Set problem: How many lines of the data hold the word "this"? State the number and nothing else.

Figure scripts
☆ ☆ ☆

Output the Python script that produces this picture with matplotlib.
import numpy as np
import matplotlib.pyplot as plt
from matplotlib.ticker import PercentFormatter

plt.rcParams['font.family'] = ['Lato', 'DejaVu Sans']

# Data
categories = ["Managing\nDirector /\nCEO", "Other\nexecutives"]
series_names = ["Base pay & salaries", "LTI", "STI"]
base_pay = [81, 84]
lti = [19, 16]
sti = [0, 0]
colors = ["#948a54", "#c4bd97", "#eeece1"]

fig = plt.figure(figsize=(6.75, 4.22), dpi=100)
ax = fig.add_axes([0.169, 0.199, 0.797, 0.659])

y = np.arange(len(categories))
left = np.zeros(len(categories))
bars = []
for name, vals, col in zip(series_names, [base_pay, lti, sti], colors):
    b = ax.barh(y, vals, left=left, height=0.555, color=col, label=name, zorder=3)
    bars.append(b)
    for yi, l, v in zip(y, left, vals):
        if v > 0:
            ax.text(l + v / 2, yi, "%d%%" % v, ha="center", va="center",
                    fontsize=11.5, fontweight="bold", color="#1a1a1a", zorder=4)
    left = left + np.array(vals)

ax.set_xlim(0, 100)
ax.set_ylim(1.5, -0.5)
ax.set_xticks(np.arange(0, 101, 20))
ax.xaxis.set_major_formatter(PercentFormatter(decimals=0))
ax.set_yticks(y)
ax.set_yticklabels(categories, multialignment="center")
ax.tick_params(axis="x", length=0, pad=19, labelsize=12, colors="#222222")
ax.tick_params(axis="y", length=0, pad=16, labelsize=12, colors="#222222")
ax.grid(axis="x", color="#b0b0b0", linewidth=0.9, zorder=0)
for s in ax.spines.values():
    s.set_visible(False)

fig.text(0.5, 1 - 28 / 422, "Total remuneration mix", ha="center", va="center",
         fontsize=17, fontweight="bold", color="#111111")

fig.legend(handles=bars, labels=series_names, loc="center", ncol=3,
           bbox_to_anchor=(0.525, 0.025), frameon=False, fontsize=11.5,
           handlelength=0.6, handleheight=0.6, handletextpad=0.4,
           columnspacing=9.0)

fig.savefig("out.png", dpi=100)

☆ ☆ ☆

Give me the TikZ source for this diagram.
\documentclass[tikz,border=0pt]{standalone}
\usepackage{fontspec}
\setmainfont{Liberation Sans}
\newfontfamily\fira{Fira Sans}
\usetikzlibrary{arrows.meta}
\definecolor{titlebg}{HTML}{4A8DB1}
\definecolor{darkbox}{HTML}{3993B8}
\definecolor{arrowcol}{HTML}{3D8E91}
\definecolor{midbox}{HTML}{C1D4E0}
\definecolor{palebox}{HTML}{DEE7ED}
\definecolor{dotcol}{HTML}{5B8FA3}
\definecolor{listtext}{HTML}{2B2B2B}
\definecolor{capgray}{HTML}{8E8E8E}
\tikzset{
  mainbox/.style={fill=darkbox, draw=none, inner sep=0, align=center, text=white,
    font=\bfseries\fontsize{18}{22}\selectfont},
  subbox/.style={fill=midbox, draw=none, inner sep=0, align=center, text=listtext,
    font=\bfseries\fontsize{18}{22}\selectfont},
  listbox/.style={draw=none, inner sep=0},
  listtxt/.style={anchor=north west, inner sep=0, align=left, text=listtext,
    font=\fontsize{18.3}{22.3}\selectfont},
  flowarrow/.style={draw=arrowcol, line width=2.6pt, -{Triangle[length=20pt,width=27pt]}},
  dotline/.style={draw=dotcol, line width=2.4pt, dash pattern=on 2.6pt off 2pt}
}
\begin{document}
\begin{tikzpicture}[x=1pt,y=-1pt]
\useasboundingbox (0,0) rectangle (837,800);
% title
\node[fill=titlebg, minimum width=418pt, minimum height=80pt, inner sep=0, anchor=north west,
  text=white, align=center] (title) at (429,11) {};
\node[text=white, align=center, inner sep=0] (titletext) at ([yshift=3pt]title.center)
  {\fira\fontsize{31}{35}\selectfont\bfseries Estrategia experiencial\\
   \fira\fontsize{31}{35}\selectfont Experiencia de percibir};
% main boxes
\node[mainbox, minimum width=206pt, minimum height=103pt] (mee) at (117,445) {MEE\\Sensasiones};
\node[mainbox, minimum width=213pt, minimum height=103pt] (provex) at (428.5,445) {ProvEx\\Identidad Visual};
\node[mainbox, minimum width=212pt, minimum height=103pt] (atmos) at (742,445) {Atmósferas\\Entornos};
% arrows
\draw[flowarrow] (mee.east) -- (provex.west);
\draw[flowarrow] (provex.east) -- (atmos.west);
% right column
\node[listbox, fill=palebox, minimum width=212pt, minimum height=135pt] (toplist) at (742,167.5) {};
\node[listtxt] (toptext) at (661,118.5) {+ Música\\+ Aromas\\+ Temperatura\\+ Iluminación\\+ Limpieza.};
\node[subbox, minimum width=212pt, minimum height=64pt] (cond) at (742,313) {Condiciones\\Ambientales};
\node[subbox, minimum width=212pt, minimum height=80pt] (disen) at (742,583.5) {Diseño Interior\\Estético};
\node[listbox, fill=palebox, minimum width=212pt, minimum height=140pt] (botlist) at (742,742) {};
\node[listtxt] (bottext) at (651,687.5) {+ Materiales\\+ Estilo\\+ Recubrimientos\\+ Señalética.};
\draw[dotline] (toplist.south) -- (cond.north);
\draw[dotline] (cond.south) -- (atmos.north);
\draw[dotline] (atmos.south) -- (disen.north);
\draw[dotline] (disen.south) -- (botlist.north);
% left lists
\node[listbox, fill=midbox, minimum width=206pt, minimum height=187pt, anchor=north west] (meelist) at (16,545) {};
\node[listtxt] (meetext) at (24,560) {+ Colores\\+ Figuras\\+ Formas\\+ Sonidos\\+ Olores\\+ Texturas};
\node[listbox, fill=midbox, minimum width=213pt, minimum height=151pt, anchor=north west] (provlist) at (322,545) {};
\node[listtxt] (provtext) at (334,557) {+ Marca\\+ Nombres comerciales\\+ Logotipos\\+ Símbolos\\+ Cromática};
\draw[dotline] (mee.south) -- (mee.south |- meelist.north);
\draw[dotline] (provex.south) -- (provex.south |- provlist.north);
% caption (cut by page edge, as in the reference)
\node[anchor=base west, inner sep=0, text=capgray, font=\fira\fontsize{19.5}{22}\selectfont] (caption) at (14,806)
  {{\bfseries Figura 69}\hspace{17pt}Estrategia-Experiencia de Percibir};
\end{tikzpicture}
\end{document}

☆ ☆ ☆

Expected output: 2